Without ethical approval, your clinical trial will be stymied even if it does win funding, says Hugh Davies, research ethics adviser at the Heath Research Authority and consultant paediatrician at John Radcliffe Hospital, Oxford.

Research has brought undoubted benefit. Two centuries ago we didn’t live that long (unless we were lucky), and we lived fearful of illness. Improvements in our understanding, built on research, have changed this. David Wootton in his book Bad Medicine (OUP, 2007) contends that doctors only stopped killing their patients when they analysed their treatments, in other words they researched their care to find out if they were helping their patients.

That this is still evident is clear. Nevertheless, the historical records of research reveal misdemeanours and unethical practice, which have harmed and in some cases killed. While research is still needed, so is its proper design and review by independent bodes such as Research Ethics Committees (RECs).
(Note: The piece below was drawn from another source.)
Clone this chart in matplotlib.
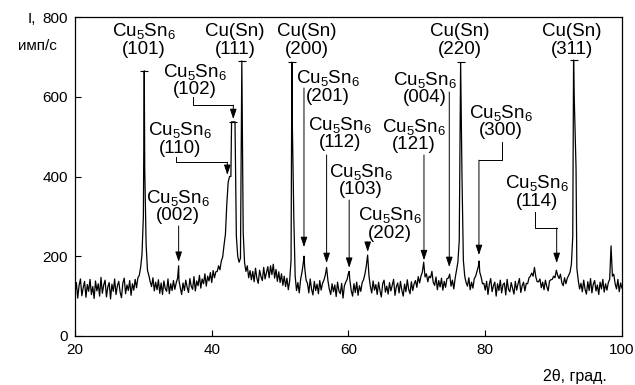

Their authority derives from international guidance issued by bodies such as the World Health Organization and the World Medical Association’s Declaration of Helsinki, national law and professional regulations.  In the UK, the Governance Arrangements for Research Ethics Committees (GAfREC) defines the role and procedures of RECs: research applications are reviewed at a scheduled meeting and at the end RECs are required to make one of three decisions: favourable, favourable with conditions or unfavourable.